--- begin DATA PROVIDED ---

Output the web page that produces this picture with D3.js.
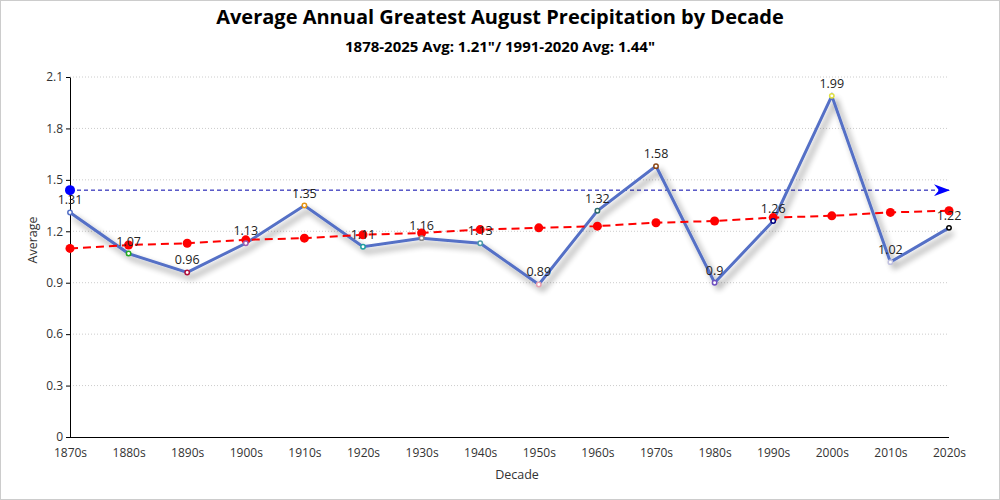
<!DOCTYPE html>
<html>
<head>
<meta charset="utf-8">
<script src="https://cdn.jsdelivr.net/npm/d3@7"></script>
<style>
body{margin:0;background:#fff;}
svg{display:block;font-family:"Open Sans","Noto Sans",sans-serif;}
</style>
</head>
<body>
<svg id="chart" width="1000" height="500"></svg>
<script>
const decades = ["1870s","1880s","1890s","1900s","1910s","1920s","1930s","1940s","1950s","1960s","1970s","1980s","1990s","2000s","2010s","2020s"];
const averages = [1.31,1.07,0.96,1.13,1.35,1.11,1.16,1.13,0.89,1.32,1.58,0.9,1.26,1.99,1.02,1.22];
const trend = [1.10,1.12,1.13,1.15,1.16,1.18,1.19,1.21,1.22,1.23,1.25,1.26,1.28,1.29,1.31,1.32];
const pointColors = ["#5470c6","#22aa22","#b0103a","#9a60b4","#e6920f","#20a0a0","#8a8a8a","#4a9aa8","#e8a0b0","#2a6a6a","#8b4513","#7050c0","#000080","#e0e040","#c0c0e0","#000000"];
const normalAvg = 1.44;
const yTicks = [0,0.3,0.6,0.9,1.2,1.5,1.8,2.1];
const title = "Average Annual Greatest August Precipitation by Decade";
const subtitle = "1878-2025 Avg: 1.21\"/ 1991-2020 Avg: 1.44\"";

const svg = d3.select("#chart");
const W = 1000, H = 500;
const m = {left:70, right:51, top:77, bottom:63};

svg.append("rect").attr("x",0.5).attr("y",0.5).attr("width",W-1).attr("height",H-1)
  .attr("fill","#fff").attr("stroke","#ccc");

const defs = svg.append("defs");
const f = defs.append("filter").attr("id","shadow").attr("x","-10%").attr("y","-10%").attr("width","130%").attr("height","140%");
f.append("feGaussianBlur").attr("in","SourceAlpha").attr("stdDeviation",3).attr("result","b");
f.append("feOffset").attr("in","b").attr("dx",4).attr("dy",5).attr("result","o");
f.append("feComponentTransfer").attr("in","o").attr("result","o2")
  .append("feFuncA").attr("type","linear").attr("slope",0.45);
const mg = f.append("feMerge");
mg.append("feMergeNode").attr("in","o2");
mg.append("feMergeNode").attr("in","SourceGraphic");

defs.append("marker").attr("id","arrow").attr("viewBox","0 0 16 12").attr("refX",15).attr("refY",6)
  .attr("markerWidth",16).attr("markerHeight",12).attr("markerUnits","userSpaceOnUse").attr("orient","auto")
  .append("path").attr("d","M0,0 L16,6 L0,12 L5,6 Z").attr("fill","#0000ff");

const x = d3.scalePoint().domain(decades).range([m.left, W-m.right]);
const y = d3.scaleLinear().domain([0,2.1]).range([H-m.bottom, m.top]);

// grid
svg.append("g").selectAll("line").data(yTicks.filter(d=>d>0)).join("line")
  .attr("x1",m.left).attr("x2",W-m.right).attr("y1",d=>y(d)).attr("y2",d=>y(d))
  .attr("stroke","#ccc").attr("stroke-dasharray","1,2");

// axes
const yAxis = svg.append("g").attr("transform",`translate(${m.left},0)`)
  .call(d3.axisLeft(y).tickValues(yTicks).tickFormat(d=>String(+d.toFixed(1))).tickSize(4).tickSizeOuter(0));
yAxis.select(".domain").attr("stroke","#000");
yAxis.selectAll("text").attr("font-size",12).attr("fill","#333").attr("font-family","'Open Sans',sans-serif");

const xAxis = svg.append("g").attr("transform",`translate(0,${H-m.bottom})`)
  .call(d3.axisBottom(x).tickSize(0).tickPadding(11));
xAxis.select(".domain").attr("stroke","#000").attr("d",`M${m.left},0.5H${W-m.right}`);
xAxis.selectAll("text").attr("font-size",12).attr("fill","#333").attr("font-family","'Open Sans',sans-serif");

// titles
svg.append("text").attr("x",500).attr("y",24).attr("text-anchor","middle")
  .attr("font-size",20).attr("font-weight","bold").attr("fill","#000").text(title);
svg.append("text").attr("x",500).attr("y",52).attr("text-anchor","middle")
  .attr("font-size",15).attr("font-weight","bold").attr("fill","#000").text(subtitle);
svg.append("text").attr("x",517).attr("y",479).attr("text-anchor","middle")
  .attr("font-size",12.5).attr("fill","#333").text("Decade");
svg.append("text").attr("transform","translate(37,240) rotate(-90)").attr("text-anchor","middle")
  .attr("font-size",12.5).attr("fill","#333").text("Average");

// normal avg line
svg.append("line").attr("x1",x(decades[0])).attr("x2",x(decades[decades.length-1]))
  .attr("y1",y(normalAvg)).attr("y2",y(normalAvg))
  .attr("stroke","#0000aa").attr("stroke-width",1).attr("stroke-dasharray","4,3")
  .attr("marker-end","url(#arrow)");
svg.append("circle").attr("cx",x(decades[0])).attr("cy",y(normalAvg)).attr("r",5).attr("fill","#0000ff");

// main line
const line = d3.line().x((d,i)=>x(decades[i])).y(d=>y(d));
svg.append("path").datum(averages).attr("d",line).attr("fill","none")
  .attr("stroke","#5470c6").attr("stroke-width",3).attr("filter","url(#shadow)");

// trend
svg.append("path").datum(trend).attr("d",line).attr("fill","none")
  .attr("stroke","#ff0000").attr("stroke-width",2).attr("stroke-dasharray","8,5");
svg.append("g").selectAll("circle").data(trend).join("circle")
  .attr("cx",(d,i)=>x(decades[i])).attr("cy",d=>y(d)).attr("r",4.5).attr("fill","#ff0000");

// points
svg.append("g").selectAll("circle").data(averages).join("circle")
  .attr("cx",(d,i)=>x(decades[i])).attr("cy",d=>y(d)).attr("r",2.2)
  .attr("fill","#fff").attr("stroke",(d,i)=>pointColors[i]).attr("stroke-width",1.5);

// labels
svg.append("g").selectAll("text").data(averages).join("text")
  .attr("x",(d,i)=>x(decades[i])).attr("y",d=>y(d)-8).attr("text-anchor","middle")
  .attr("font-size",12.5).attr("fill","#222").text(d=>String(d));
</script>
</body>
</html>
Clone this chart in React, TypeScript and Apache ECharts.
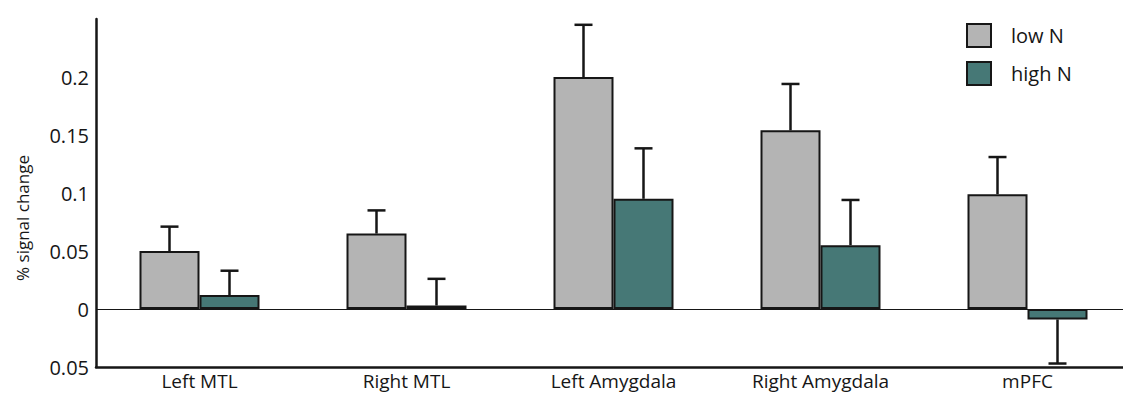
import React, { useEffect, useRef } from "react";
import * as echarts from "echarts";

const categories = ["Left MTL", "Right MTL", "Left Amygdala", "Right Amygdala", "mPFC"];
const lowN = [0.05, 0.065, 0.2, 0.154, 0.099];
const highN = [0.012, 0.003, 0.095, 0.055, -0.009];
// error bar end values (mean ± SE)
const lowNErrEnd = [0.071, 0.085, 0.245, 0.194, 0.131];
const highNErrEnd = [0.033, 0.026, 0.1385, 0.094, -0.047];
const yTicks = { min: -0.05, max: 0.25, interval: 0.05 };

const GRAY = "#b4b4b4";
const TEAL = "#467876";
const INK = "#161616";
const FONT = "'Open Sans', sans-serif";
const BAR_W = 60;

export default function App() {
  const ref = useRef<HTMLDivElement>(null);
  useEffect(() => {
    if (!ref.current) return;
    const chart = echarts.init(ref.current, null, { renderer: "svg" });
    const errData: number[][] = [];
    categories.forEach((_, i) => {
      errData.push([i, lowN[i], lowNErrEnd[i], -1]);
      errData.push([i, highN[i], highNErrEnd[i], 1]);
    });
    chart.setOption({
      animation: false,
      textStyle: { fontFamily: FONT },
      grid: { left: 96, right: 0, top: 19, bottom: 27 },
      legend: {
        data: ["low N", "high N"],
        orient: "vertical",
        left: 966,
        top: 23,
        padding: 0,
        itemWidth: 24,
        itemHeight: 23,
        itemGap: 13,
        icon: "rect",
        textStyle: { fontSize: 20, color: INK, fontFamily: FONT, padding: [0, 0, 0, 15] },
      },
      xAxis: {
        type: "category",
        data: categories,
        position: "bottom",
        axisLine: { onZero: false, lineStyle: { color: INK, width: 2.5 } },
        axisTick: { show: false },
        axisLabel: { fontSize: 19, color: INK, margin: 4, fontFamily: FONT },
      },
      yAxis: {
        type: "value",
        min: yTicks.min,
        max: yTicks.max,
        interval: yTicks.interval,
        splitLine: { show: false },
        axisTick: { show: false },
        axisLine: { show: true, lineStyle: { color: INK, width: 2.5 } },
        axisLabel: {
          fontSize: 20,
          color: INK,
          margin: 7,
          fontFamily: FONT,
          formatter: (v: number) => (v > 0.249 ? "" : String(Math.abs(Math.round(v * 100) / 100))),
        },
      },
      graphic: [
        {
          type: "text",
          x: 22,
          y: 218,
          rotation: Math.PI / 2,
          style: {
            text: "% signal change",
            fontSize: 17,
            fontFamily: FONT,
            fill: INK,
            textAlign: "center",
            textVerticalAlign: "middle",
          },
        },
      ],
      series: [
        {
          name: "low N",
          type: "bar",
          data: lowN,
          barWidth: BAR_W,
          barGap: "0%",
          itemStyle: { color: GRAY, borderColor: INK, borderWidth: 2 },
          markLine: {
            silent: true,
            symbol: "none",
            label: { show: false },
            lineStyle: { color: INK, width: 1, type: "solid" },
            data: [{ yAxis: 0 }],
          },
        },
        {
          name: "high N",
          type: "bar",
          data: highN,
          barWidth: BAR_W,
          barGap: "0%",
          itemStyle: { color: TEAL, borderColor: INK, borderWidth: 2 },
        },
        {
          type: "custom",
          data: errData,
          encode: { x: 0, y: 2 },
          z: 5,
          renderItem: (params: any, api: any) => {
            const idx = api.value(0);
            const base = api.coord([idx, api.value(1)]);
            const end = api.coord([idx, api.value(2)]);
            const x = base[0] + api.value(3) * (BAR_W / 2);
            const cap = 9;
            const style = { stroke: INK, lineWidth: 2.5 };
            return {
              type: "group",
              children: [
                { type: "line", shape: { x1: x, y1: base[1], x2: x, y2: end[1] }, style },
                { type: "line", shape: { x1: x - cap, y1: end[1], x2: x + cap, y2: end[1] }, style },
              ],
            };
          },
        },
      ],
    });
    return () => chart.dispose();
  }, []);
  return (
    <div
      style={{
        position: "absolute",
        left: 0,
        top: 0,
        width: 1123,
        height: 394,
        overflow: "hidden",
        background: "#fff",
      }}
    >
      <div ref={ref} style={{ width: 1131, height: 394 }} />
    </div>
  );
}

--- end DATA PROVIDED ---

## DIRECTIVE
Using the data above, extract exactly the lines from the one containing "Clone this chart" through the one containing "0.25, interval: 0.05". Pictures are left out.

## SOLVED PROBLEM
Clone this chart in React, TypeScript and Apache ECharts.
import React, { useEffect, useRef } from "react";
import * as echarts from "echarts";

const categories = ["Left MTL", "Right MTL", "Left Amygdala", "Right Amygdala", "mPFC"];
const lowN = [0.05, 0.065, 0.2, 0.154, 0.099];
const highN = [0.012, 0.003, 0.095, 0.055, -0.009];
// error bar end values (mean ± SE)
const lowNErrEnd = [0.071, 0.085, 0.245, 0.194, 0.131];
const highNErrEnd = [0.033, 0.026, 0.1385, 0.094, -0.047];
const yTicks = { min: -0.05, max: 0.25, interval: 0.05 };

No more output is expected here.